This winter I picked up an early 1920s ‘Bestway’ Initial Transfer catalogue. All the transfers are long since gone, but I wanted it for the delicious illustrations anyway! And it’s a great piece of social history: the presentation of the models; the comparisons between ‘ideal’ drawings, and the reality of humans; the use of exoticism in setting the scene for the undergarments; and simple the changing vocabulary.
Here are the bits from the catalogue that focus on undergarments. I’ll post the initialed sportswear separately. Enjoy!
Like the lovely lady on the cover, lifting her slip to show her embroidered drawers (and a rather fabulous, if quite large, pair of shoes!)
Or the pages with all the different styles of initials, and instructions on working them up. Obviously I’m most taken with the second one down from the top right corner!
Though the dove holding an initial, and the nickname topped with a bow are very sweet indeed:
One thing that caught my attention immediately was how not-perfect many of their examples are. I feel so much better about my embroidery skills looking at them!
There are also illustrations of all the way the monograms may be applied.
I think this slip, very simple in cut, but for the vandyked hem, is just fabulous:
And this is a great look at a bob. Not so sure about that slip. The side gathers are a bit odd….
And here is a close up of that initial frame I love so much! Kitty even has a properly fluffy tail, and long, long whiskers!
These cami-knickers are just divine, though having a circular monogram, ‘specially pleasing’ or not, on both busts is rather pushing the point a bit!
It’s interesting that the terms used throughout the magazine are ‘underwear’, undies’, ‘knickers’ and ‘cami-knickers’. Chemise and petticoat are still used, but gone are the days of ‘drawers’.
I really like this extremely severe pair of top and knickers. And I LOVE her headpiece! And her mules! And her cushion, which inadvertently looks like a really awesome Colossal Squid.

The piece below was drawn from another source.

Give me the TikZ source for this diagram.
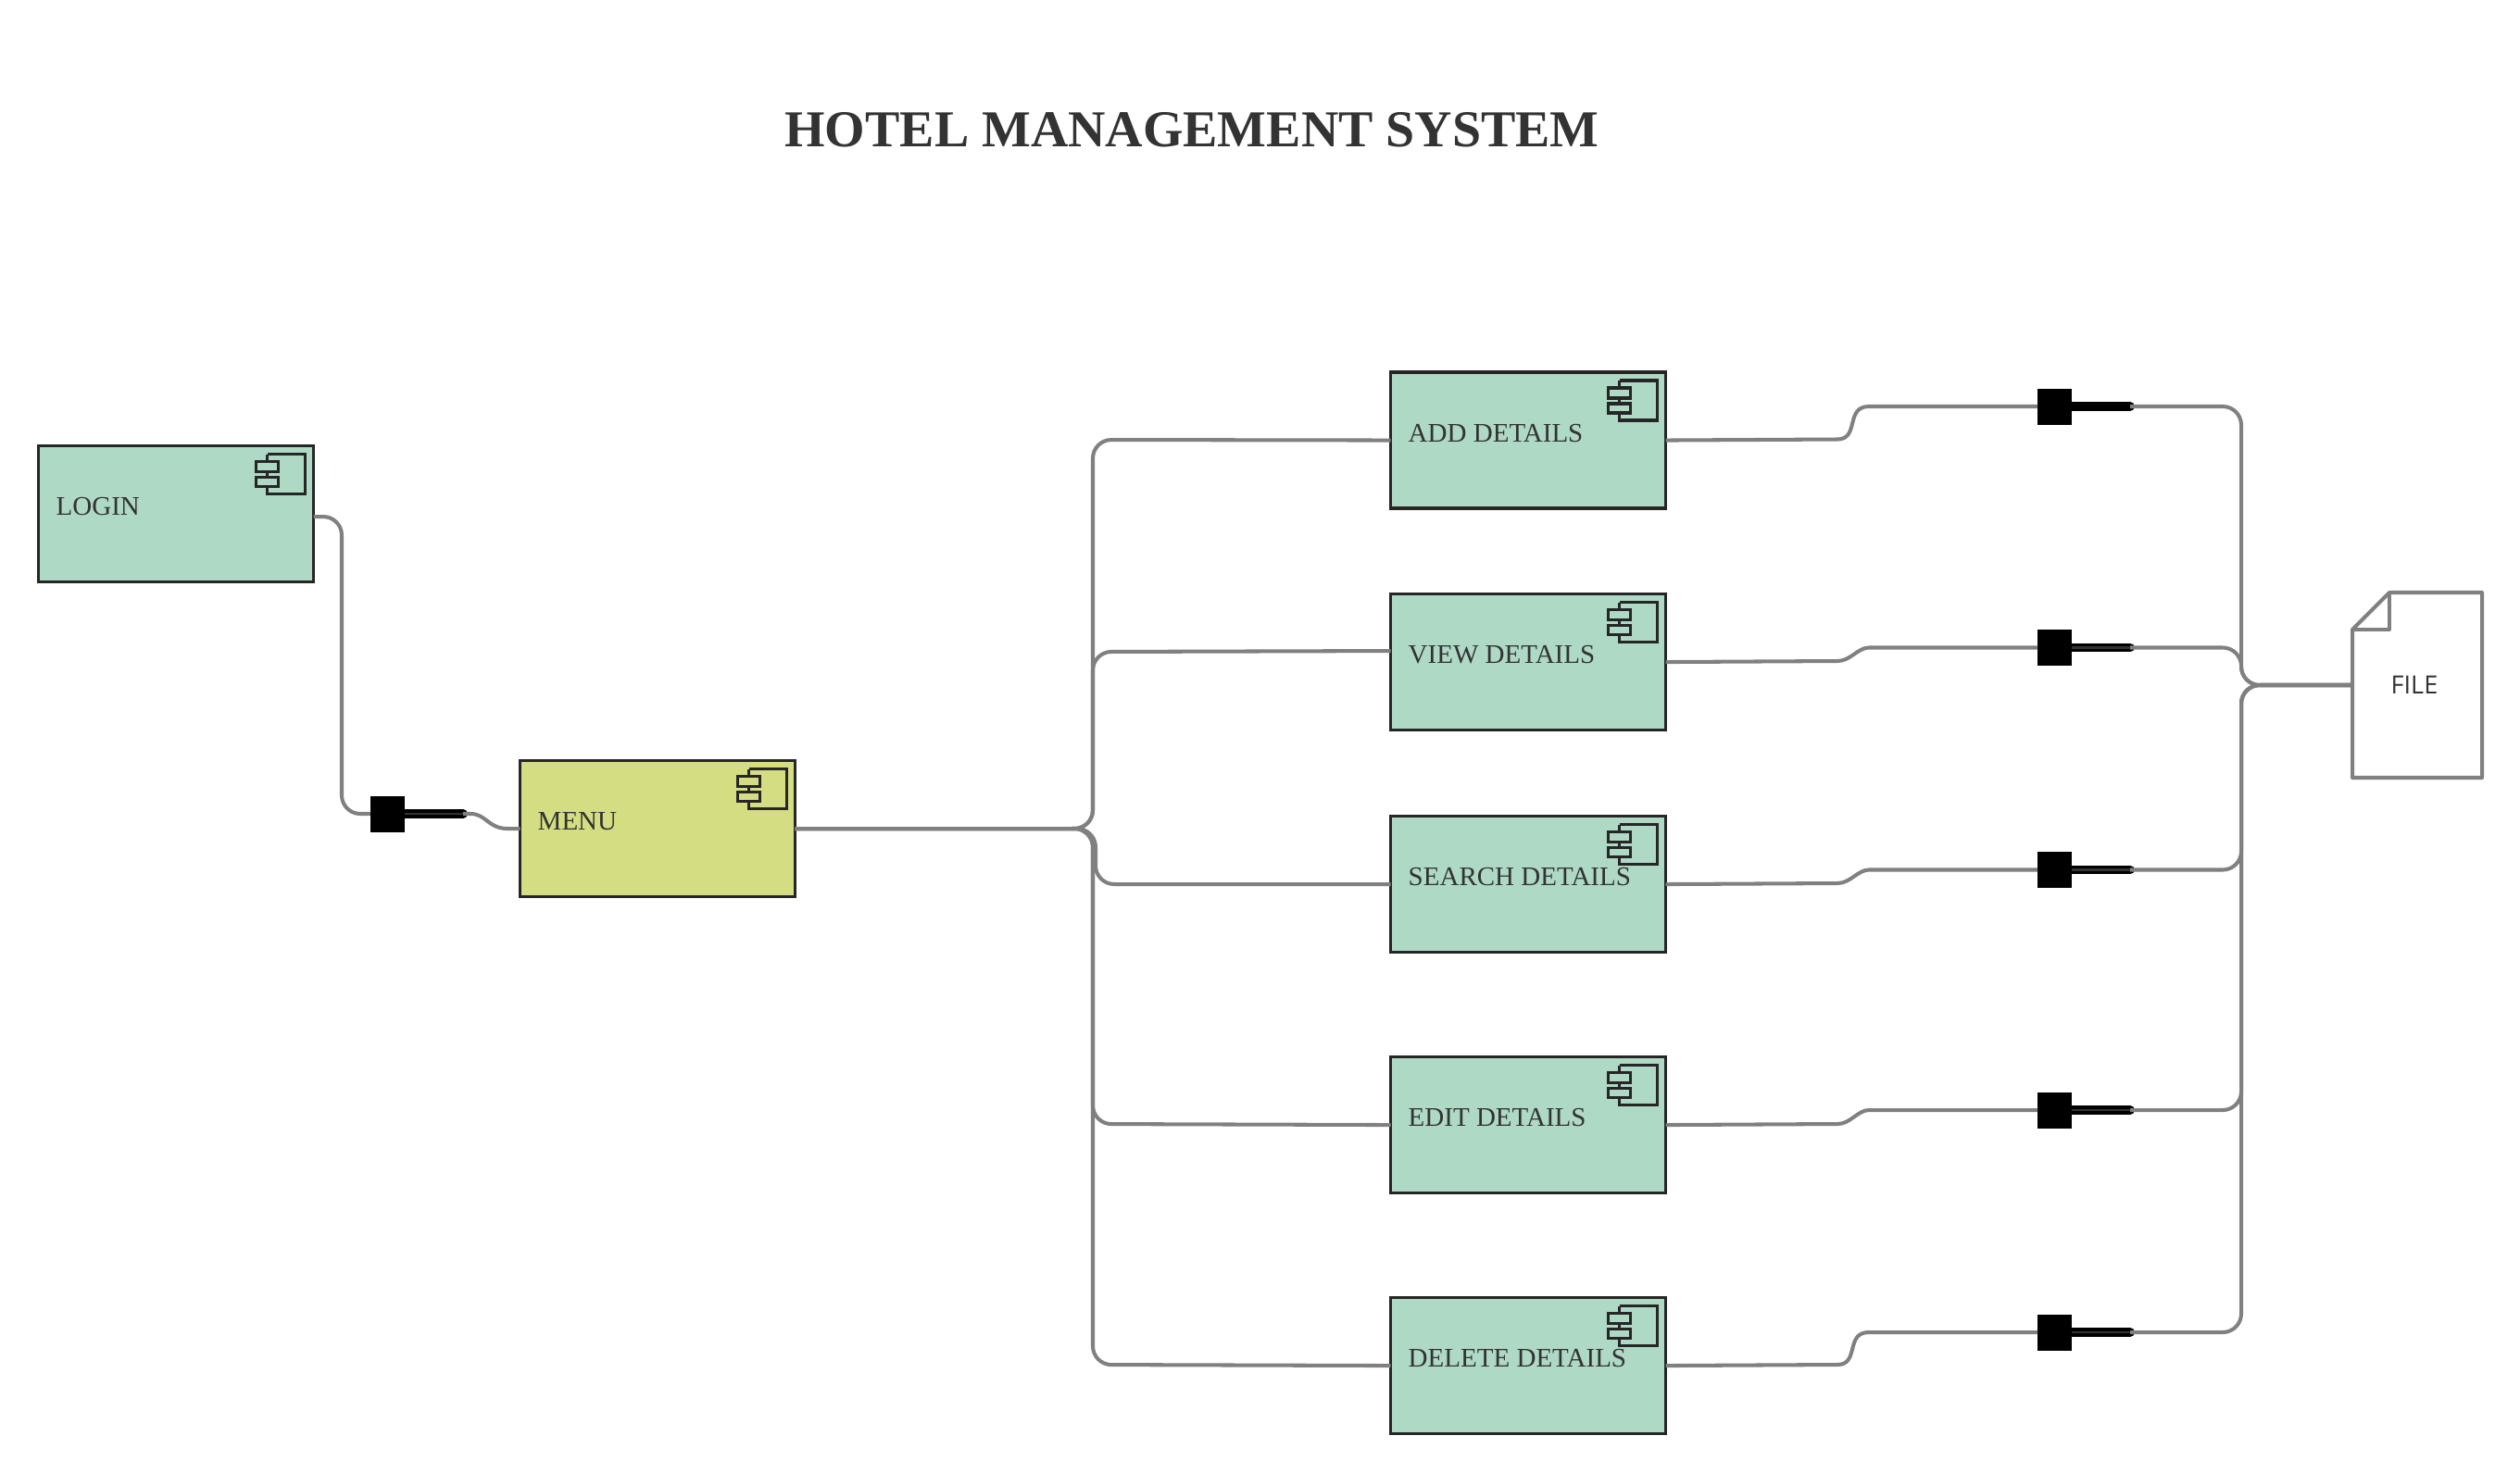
\documentclass[tikz,border=0pt]{standalone}
\usepackage{fontspec}
\setmainfont{Liberation Serif}
\newfontfamily\filefont{Open Sans}
\definecolor{boxgreen}{RGB}{173,217,197}
\definecolor{boxyellow}{RGB}{212,221,130}
\definecolor{boxline}{RGB}{38,38,38}
\definecolor{wiregray}{RGB}{128,128,128}
\definecolor{textgray}{RGB}{51,51,51}
\tikzset{
  compbox/.style={draw=boxline,line width=1pt,anchor=north west,outer sep=0pt,inner sep=0pt,minimum width=2.97cm,minimum height=1.47cm},
  boxlabel/.style={anchor=base west,inner sep=0pt,text=textgray,font=\fontsize{8.25pt}{10pt}\selectfont},
  wire/.style={draw=wiregray,line width=1.15pt,rounded corners=0.2cm},
  bendwire/.style={draw=wiregray,line width=1.15pt},
  lollisquare/.style={fill=black,inner sep=0pt,outer sep=0pt,minimum width=0.37cm,minimum height=0.39cm},
  lollibar/.style={black,line width=2.8pt,line cap=round},
  lollicore/.style={draw=textgray,line width=0.7pt},
  compicon/.pic={
    \draw[boxline,line width=0.9pt] (-41,9) -- (0,9) -- (0,52) -- (-41,52) -- (-41,44);
    \draw[boxline,line width=0.9pt] (-41,17) -- (-41,9);
    \draw[boxline,line width=0.9pt] (-41,28) -- (-41,34);
    \draw[boxline,line width=0.9pt] (-53,17) rectangle (-29,28);
    \draw[boxline,line width=0.9pt] (-53,34) rectangle (-29,44);
  }
}

\begin{document}
\begin{tikzpicture}[x=0.01cm,y=-0.01cm]
\useasboundingbox (0,0) rectangle (2721,1590);
% Draw the title
\node[anchor=base,inner sep=0pt,text=textgray,font=\fontsize{15.9pt}{18pt}\selectfont\bfseries] (title) at (1287,158) {HOTEL MANAGEMENT SYSTEM};

% Draw the component boxes
\node[compbox,fill=boxgreen] (login) at (41.5,481.5) {};
\node[compbox,fill=boxyellow] (menu) at (561.5,821.5) {};
\node[compbox,fill=boxgreen] (add) at (1501.5,402) {};
\node[compbox,fill=boxgreen] (view) at (1501.5,641.5) {};
\node[compbox,fill=boxgreen] (search) at (1501.5,881.5) {};
\node[compbox,fill=boxgreen] (edit) at (1501.5,1141.5) {};
\node[compbox,fill=boxgreen] (delete) at (1501.5,1401.5) {};

% Component icons
\pic at (login.north east) [xshift=-0.09cm] {compicon};
\pic at (menu.north east) [xshift=-0.09cm] {compicon};
\pic at (add.north east) [xshift=-0.09cm] {compicon};
\pic at (view.north east) [xshift=-0.09cm] {compicon};
\pic at (search.north east) [xshift=-0.09cm] {compicon};
\pic at (edit.north east) [xshift=-0.09cm] {compicon};
\pic at (delete.north east) [xshift=-0.09cm] {compicon};

% Box labels
\node[boxlabel] (loginlabel) at ([xshift=0.185cm,yshift=-0.015cm]login.west) {LOGIN};
\node[boxlabel] (menulabel) at ([xshift=0.185cm,yshift=-0.015cm]menu.west) {MENU};
\node[boxlabel] (addlabel) at ([xshift=0.185cm,yshift=-0.015cm]add.west) {ADD DETAILS};
\node[boxlabel] (viewlabel) at ([xshift=0.185cm,yshift=-0.015cm]view.west) {VIEW DETAILS};
\node[boxlabel] (searchlabel) at ([xshift=0.185cm,yshift=-0.015cm]search.west) {SEARCH DETAILS};
\node[boxlabel] (editlabel) at ([xshift=0.185cm,yshift=-0.015cm]edit.west) {EDIT DETAILS};
\node[boxlabel] (deletelabel) at ([xshift=0.185cm,yshift=-0.015cm]delete.west) {DELETE DETAILS};

% Draw the file
\node[inner sep=0pt,outer sep=0pt,minimum width=1.4cm,minimum height=2cm] (file) at (2610,740) {};
\node[text=textgray,inner sep=0pt,font=\filefont\fontsize{7.7pt}{9pt}\selectfont] (filelabel) at (2607,740) {FILE};
\draw[wiregray,line width=1.15pt,line join=round] (2580,640) -- (2680,640) -- (2680,840) -- (2540,840) -- (2540,680) -- cycle;
\draw[wiregray,line width=1.15pt,line join=round] (2540,680) -- (2580,680) -- (2580,640);

% Draw the lollipops
\node[lollisquare] (loginsq) at (418.5,879) {};
\node[lollisquare] (addsq) at (2218.5,439) {};
\node[lollisquare] (viewsq) at (2218.5,699.5) {};
\node[lollisquare] (searchsq) at (2218.5,939.5) {};
\node[lollisquare] (editsq) at (2218.5,1199) {};
\node[lollisquare] (deletesq) at (2218.5,1439) {};
\coordinate (logintip) at (500,879);
\coordinate (addtip) at (2300,439);
\coordinate (viewtip) at (2300,699.5);
\coordinate (searchtip) at (2300,939.5);
\coordinate (edittip) at (2300,1199);
\coordinate (deletetip) at (2300,1439);
\draw[lollibar] (loginsq.east) -- (logintip);
\draw[lollibar] (addsq.east) -- (addtip);
\draw[lollibar] (viewsq.east) -- (viewtip);
\draw[lollibar] (searchsq.east) -- (searchtip);
\draw[lollibar] (editsq.east) -- (edittip);
\draw[lollibar] (deletesq.east) -- (deletetip);
\draw[lollicore] (loginsq.east) -- (logintip);
\draw[lollicore] (viewsq.east) -- (viewtip);
\draw[lollicore] (searchsq.east) -- (searchtip);
\draw[lollicore] (editsq.east) -- (edittip);
\draw[lollicore] (deletesq.east) -- (deletetip);

% Login to menu
\draw[wire] ([yshift=-0.03cm]login.east) -- (369,558) -- (369,879) -- (loginsq.west);
\draw[bendwire] (logintip) -- (508,879) .. controls (525,879) and (527,895) .. (548,895) -- (menu.west);

% Menu to the detail boxes
\draw[wire] (menu.east) -- (1180,895) -- (1180,475) -- (add.west);
\draw[wire] (menu.east) -- (1180,895) -- (1180,704) -- ([yshift=0.12cm]view.west);
\draw[wire] (menu.east) -- (1183,895) -- (1183,955) -- (search.west);
\draw[wire] (menu.east) -- (1180,895) -- (1180,1214) -- (edit.west);
\draw[wire] (menu.east) -- (1180,895) -- (1180,1474) -- (delete.west);

% Detail boxes to the lollipops
\draw[bendwire] (add.east) -- (1984,474.5) .. controls (2008,474.5) and (1992,439) .. (2018,439) -- (addsq.west);
\draw[bendwire] (view.east) -- (1984,714) .. controls (1998,714) and (2006,699.5) .. (2018,699.5) -- (viewsq.west);
\draw[bendwire] (search.east) -- (1984,954) .. controls (1998,954) and (2006,939.5) .. (2018,939.5) -- (searchsq.west);
\draw[bendwire] (edit.east) -- (1984,1214) .. controls (1998,1214) and (2006,1199) .. (2018,1199) -- (editsq.west);
\draw[bendwire] (delete.east) -- (1984,1474) .. controls (2008,1474) and (1992,1439) .. (2018,1439) -- (deletesq.west);

% Lollipops to the file
\draw[wire] (addtip) -- (2420,439) -- (2420,740) -- (file.west);
\draw[wire] (viewtip) -- (2420,699.5) -- (2420,740) -- (file.west);
\draw[wire] (searchtip) -- (2420,939.5) -- (2420,740) -- (file.west);
\draw[wire] (edittip) -- (2420,1199) -- (2420,740) -- (file.west);
\draw[wire] (deletetip) -- (2420,1439) -- (2420,740) -- (file.west);
\end{tikzpicture}
\end{document}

The oriental influence of Poiret and the Ballet Russes is really clear in the illustrations. And, of course, anything ‘exotic’ makes even the simplest undergarments titillating.
Interesting to compare the difference between the illustrated bobs and bodies, and the reality on a model:
I love the cat monogram and the squid pillow illustration! These are fantastic! Now, if only I didn’t have a terrible embroidery skills.
These are so fun! So many vintage aspects packed in one place.
The last photo looks like an earlier style to my eye, and she looks quaint and pretty in that cap, even if a bit swallowed up by her nightie.
It seems I can’t think of “cami-knickers”, “step-ins”, or “teddies” without remembering Cheaper by the Dozen, and the chapters dealing with the oldest daughter paving the way for the younger ones (who she hoped would have an easier time when their turn came) in regard to trying to update what they considered to be old-fashioned ways of dressing. By degrees, she changed her dress and appearance in general to align more closely with the current 1920’s styles, against strong resistance from their father.
Good score! What a fascinating book.
I’ve seen side gathers like that on ’20s slips before, but always much lower down on the hips. I’m not sure why you would put them up there underneath the bust line.
I’ve seen the lower gathers before too, but these high ones… They are almost like an attempt to get rid of both the bust and waist by making the latter as big as the former!
They are, aren’t they? Rather an odd approach to figure-shaping.
LOL. That last image is great. Just great. 🙂
Ah, yes – who doesn’t need some “quaint devices” elaborating their underwear? 🙂
I think they’re elaborating the monogram, strictly speaking. 🙂
I vote HD for sheriff!
What a fun and informative post! Thank you! I’ve just finished my 1920s underthings for the Historical Sew Fortnightly Challenge #19 but next will be the corset and slip. A slip which now has to have a monogram!
Great to see this post. Having just drafted up a set of early 1920s ‘Tango Knickers’ with an eye to re-creating them for the Blue challenge, it’s been interesting to see just how much fabric these women were wearing underneath their clothes, especially evident when working in cotton, even a light batiste or voile seems to produce voluminous gathers.
I was thinking about the high side gathers – maybe they were intended as an option for ladies whose hips and tummies were wider than their bust; the gathers would allow for less restriction over those areas than a straight up and down line.